BAPTIST pastor Alan Black, who established the Bethel Christian home for children on the Western Downs of Queensland in 1952, would be proud to see how the Dhiiyaan Aboriginal Centre has carried on his legacy.
Based at Dalby, 210 km from Brisbane, the Dhiiyaan centre has been the custodian of the 16-ha property for eight years developing an indigenous-led initiative that is teaching young people practical skills in forestry and farming.
“It’s about a connection with country, giving young people a sense of purpose and self-worth,” says Vicki Williams, finance administrator of the Brisbane-based Dhiiyaan Aboriginal Corporation.
“This is also a space where new friendships can be developed and health and trauma issues can be healed, encouraged by young groups working together with the soil and caring for the farm animals that benefit from it. And trees are a very important part of this.”
A big productive notch in Queensland’s Brigalow Belt – a wide band of acacia-populated grassland that runs between the tropical rainforest of the coast and the semi-arid interior of the state – the Dhiiyaan property has areas of mature mulga and red gums giving shade for cattle and horses … “and don’t forget the free-range chickens”.
But the property’s tree program got a boost in March with 200,000 Chinchilla white gum seeds (Eucalyptus argophloia) gifted by HQPlantations, one of Australia’s largest growers of certified plantations.
The seeds were presented to the Dhiiyaan centre at Dalby by Simon Dorries, CEO of Responsible Wood, further expanding its spread of sustainable forest accreditation in Queensland.
“The donation by HQPlantations will further highlight the great work under way at Dhilyaan and it was a privilege to support the aims and objectives of the organisation,” Mr Dorries said.
Vicki Williams said the seeds were welcome in a region that experienced harsh weather extremes.
“We’re hoping for 10,000 trees in 10 years,” she said. “A tough target I know but we’re going for it.”
Dhilyaan will propagate the seeds in its own greenhouse for either a January or autumn planting next year, depending on the season and taking advice from the forest industry and a local nursery.
The property with heavy clay soils has been blessed with record rains and the farm dam “the size of two Olympic swimming pools” is overflowing.
By adapting Yeoman’s plough and biodynamic farming methods, the property hopes to get some good healthy bacteria back into the soil.
“The Dhiiyaan community has ebbed and flowed through 17 years and the hard-earned lessons have created a culture of hospitality, integrity and humility among members,” Vicki Willliams said.
“We have had the privilege of being the custodians of our property for eight years, and this has had an incredible influence on all of us and how we live,” she said.
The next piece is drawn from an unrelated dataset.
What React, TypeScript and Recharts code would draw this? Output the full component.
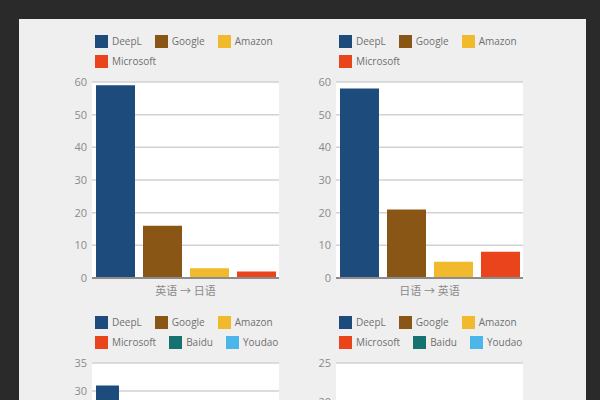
import { BarChart, Bar, XAxis, YAxis, CartesianGrid, Legend } from 'recharts';

const providers = ['DeepL', 'Google', 'Amazon', 'Microsoft', 'Baidu', 'Youdao'];
const colors = ['#1c4b7c', '#8a5616', '#f0ba2c', '#e9441b', '#15726e', '#4ab6ea'];

const pairs = ['英语 → 日语', '日语 → 英语', '中文 → 日语', '日语 → 中文'];

const enJa = [59, 16, 3, 2];
const jaEn = [58, 21, 5, 8];
const zhJa = [31, 22, 8, 6, 12, 15];
const jaZh = [19, 14, 5, 4, 9, 11];

const ticks60 = [0, 10, 20, 30, 40, 50, 60];
const ticks35 = [0, 5, 10, 15, 20, 25, 30, 35];
const ticks25 = [0, 5, 10, 15, 20, 25];

const FONT = '"Open Sans", "Noto Sans CJK SC", sans-serif';

function LegendBox({ keys }: { keys: string[] }) {
  return (
    <div style={{ display: 'flex', flexWrap: 'wrap', width: 200, height: 40 }}>
      {keys.map(k => (
        <div key={k} style={{ display: 'flex', alignItems: 'center', height: 20, marginRight: 13 }}>
          <span style={{ width: 13, height: 13, background: colors[providers.indexOf(k)], marginRight: 4 }} />
          <span style={{ fontSize: 10, color: '#6f6f6f', fontFamily: FONT }}>{k}</span>
        </div>
      ))}
    </div>
  );
}

interface PanelProps {
  left: number;
  top: number;
  label: string;
  values: number[];
  ticks: number[];
}

function Panel({ left, top, label, values, ticks }: PanelProps) {
  const keys = providers.slice(0, values.length);
  const row: Record<string, string | number> = { name: label };
  keys.forEach((k, i) => { row[k] = values[i]; });
  const data = [row];

  return (
    <div style={{ position: 'absolute', left, top }}>
      <BarChart
        width={250}
        height={310}
        data={data}
        margin={{ top: 42, right: 11, left: 0, bottom: 8 }}
        barCategoryGap={4}
        barGap={8}
      >
        <Legend
          verticalAlign="top"
          content={() => <LegendBox keys={keys} />}
          wrapperStyle={{ top: 31, left: 55, width: 200, height: 40 }}
        />
        <CartesianGrid vertical={false} fill="#ffffff" stroke="#d2d2d2" strokeWidth={1.5} />
        <XAxis
          dataKey="name"
          height={24}
          tickSize={5}
          tickMargin={4}
          tickLine={false}
          axisLine={{ stroke: '#8c8c8c', strokeWidth: 2 }}
          tick={{ fontSize: 11, fill: '#8a8a8a', fontFamily: FONT }}
        />
        <YAxis
          width={52}
          domain={[0, ticks[ticks.length - 1]]}
          ticks={ticks}
          interval={0}
          tickSize={3}
          tickMargin={2}
          tickLine={false}
          axisLine={false}
          tick={{ fontSize: 11, fill: '#8a8a8a', fontFamily: FONT }}
        />
        {keys.map((k, i) => (
          <Bar key={k} dataKey={k} fill={colors[i]} isAnimationActive={false} />
        ))}
      </BarChart>
    </div>
  );
}

export default function App() {
  return (
    <div style={{ position: 'absolute', left: 0, top: 0, width: 600, height: 400, overflow: 'hidden', background: '#2a2a2a', fontFamily: FONT }}>
      <div style={{ position: 'absolute', left: 19, top: 19, width: 567, height: 400, background: '#efefef' }} />
      <Panel left={40} top={0} label={pairs[0]} values={enJa} ticks={ticks60} />
      <Panel left={284} top={0} label={pairs[1]} values={jaEn} ticks={ticks60} />
      <Panel left={40} top={281} label={pairs[2]} values={zhJa} ticks={ticks35} />
      <Panel left={284} top={281} label={pairs[3]} values={jaZh} ticks={ticks25} />
    </div>
  );
}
“A particular focus for our community has become an initiative we call True Fella, a name taken from a song by the Warumpi Band.
“For us it represents an opportunity to work and walk with young people who can benefit from a community and property that have the same passions that we have. This also includes conducting camps that give the opportunity to connect to ‘Creator, Country and Community’, a ‘whole-of-life’ support for families.
“Young people are given the opportunity to visit on weekends and at other times Dhiiyaan is a meeting place for a loving and safe community.”
The Darling Downs was inhabited by the indigenous tribes of the Jagera, Giabal and Jarowair people for at least 40,000 years before European settlement. Estimations place the indigenous population pre-settlement from 1500 to 2500 people. This was originally known as the ‘upland area’ and indigenous people used a technique in hunting food where they would burn the grasslands with the new, green sprouts attracting animals. This earned them the name ‘Gooneburra’, or ‘the ones who hunt with fire’, by coastal tribes.
The sister Dhiiyaan Aboriginal Centre at Moree, 630 km north of Sydney, holds one of the state’s largest collections of Aboriginal family records. The Dhiiyaan provides a wonderful space for community to enjoy and learn about Aboriginal culture. With more than 100,000 artefacts and documents in its collection, including genealogies, a database of Aboriginal ex-service people, books, local photographs and burial records, the centre is able to assist with family, local and Gamilaroi history inquiries.